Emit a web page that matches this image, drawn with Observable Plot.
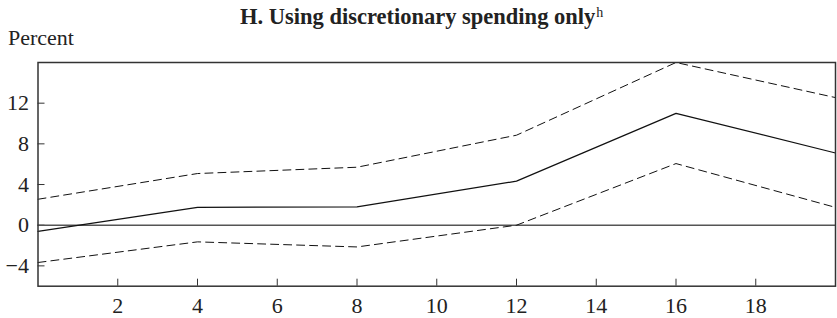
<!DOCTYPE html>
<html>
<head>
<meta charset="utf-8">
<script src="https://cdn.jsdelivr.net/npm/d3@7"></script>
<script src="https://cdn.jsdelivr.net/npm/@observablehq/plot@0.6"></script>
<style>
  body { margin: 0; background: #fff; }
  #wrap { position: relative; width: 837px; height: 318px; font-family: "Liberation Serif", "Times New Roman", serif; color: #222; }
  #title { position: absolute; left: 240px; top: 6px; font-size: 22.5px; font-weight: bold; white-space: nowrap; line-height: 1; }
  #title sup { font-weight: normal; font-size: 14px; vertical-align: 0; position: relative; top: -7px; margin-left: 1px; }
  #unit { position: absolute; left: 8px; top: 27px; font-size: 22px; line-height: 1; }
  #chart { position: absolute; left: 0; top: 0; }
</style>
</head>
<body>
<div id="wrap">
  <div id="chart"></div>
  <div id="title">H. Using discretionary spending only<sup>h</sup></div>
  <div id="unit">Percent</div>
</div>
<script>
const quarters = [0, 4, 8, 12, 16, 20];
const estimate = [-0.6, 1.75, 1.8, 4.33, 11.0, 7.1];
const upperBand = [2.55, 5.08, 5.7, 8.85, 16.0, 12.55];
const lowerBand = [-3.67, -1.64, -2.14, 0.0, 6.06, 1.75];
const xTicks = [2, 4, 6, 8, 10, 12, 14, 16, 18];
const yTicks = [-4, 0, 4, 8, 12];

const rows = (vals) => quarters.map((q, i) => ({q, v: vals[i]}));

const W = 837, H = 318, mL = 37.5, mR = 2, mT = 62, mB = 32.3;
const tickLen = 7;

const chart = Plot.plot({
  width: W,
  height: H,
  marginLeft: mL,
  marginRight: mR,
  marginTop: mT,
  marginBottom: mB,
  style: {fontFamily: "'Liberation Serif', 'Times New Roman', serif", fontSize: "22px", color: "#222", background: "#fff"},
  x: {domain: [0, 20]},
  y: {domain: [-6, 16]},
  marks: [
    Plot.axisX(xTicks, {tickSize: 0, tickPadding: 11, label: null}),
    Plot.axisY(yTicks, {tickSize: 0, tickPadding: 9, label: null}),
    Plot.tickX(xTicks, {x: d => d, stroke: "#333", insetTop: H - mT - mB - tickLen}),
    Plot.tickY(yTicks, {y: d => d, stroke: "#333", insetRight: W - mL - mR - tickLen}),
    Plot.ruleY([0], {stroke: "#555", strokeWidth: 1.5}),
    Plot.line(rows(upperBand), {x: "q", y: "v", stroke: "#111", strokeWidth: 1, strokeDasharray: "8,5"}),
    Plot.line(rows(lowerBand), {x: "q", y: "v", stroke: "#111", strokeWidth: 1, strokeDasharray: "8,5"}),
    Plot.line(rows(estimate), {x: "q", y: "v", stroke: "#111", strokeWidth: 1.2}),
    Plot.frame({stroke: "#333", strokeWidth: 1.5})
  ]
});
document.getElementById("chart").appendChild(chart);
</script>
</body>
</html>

----------------

Quote, please, every line of the material above from its start through the line that has "const tickLen = 7;", reproducing the words exactly and dropping any images.

**Solution to the exercise:**
Emit a web page that matches this image, drawn with Observable Plot.
<!DOCTYPE html>
<html>
<head>
<meta charset="utf-8">
<script src="https://cdn.jsdelivr.net/npm/d3@7"></script>
<script src="https://cdn.jsdelivr.net/npm/@observablehq/plot@0.6"></script>
<style>
  body { margin: 0; background: #fff; }
  #wrap { position: relative; width: 837px; height: 318px; font-family: "Liberation Serif", "Times New Roman", serif; color: #222; }
  #title { position: absolute; left: 240px; top: 6px; font-size: 22.5px; font-weight: bold; white-space: nowrap; line-height: 1; }
  #title sup { font-weight: normal; font-size: 14px; vertical-align: 0; position: relative; top: -7px; margin-left: 1px; }
  #unit { position: absolute; left: 8px; top: 27px; font-size: 22px; line-height: 1; }
  #chart { position: absolute; left: 0; top: 0; }
</style>
</head>
<body>
<div id="wrap">
  <div id="chart"></div>
  <div id="title">H. Using discretionary spending only<sup>h</sup></div>
  <div id="unit">Percent</div>
</div>
<script>
const quarters = [0, 4, 8, 12, 16, 20];
const estimate = [-0.6, 1.75, 1.8, 4.33, 11.0, 7.1];
const upperBand = [2.55, 5.08, 5.7, 8.85, 16.0, 12.55];
const lowerBand = [-3.67, -1.64, -2.14, 0.0, 6.06, 1.75];
const xTicks = [2, 4, 6, 8, 10, 12, 14, 16, 18];
const yTicks = [-4, 0, 4, 8, 12];

const rows = (vals) => quarters.map((q, i) => ({q, v: vals[i]}));

const W = 837, H = 318, mL = 37.5, mR = 2, mT = 62, mB = 32.3;
const tickLen = 7;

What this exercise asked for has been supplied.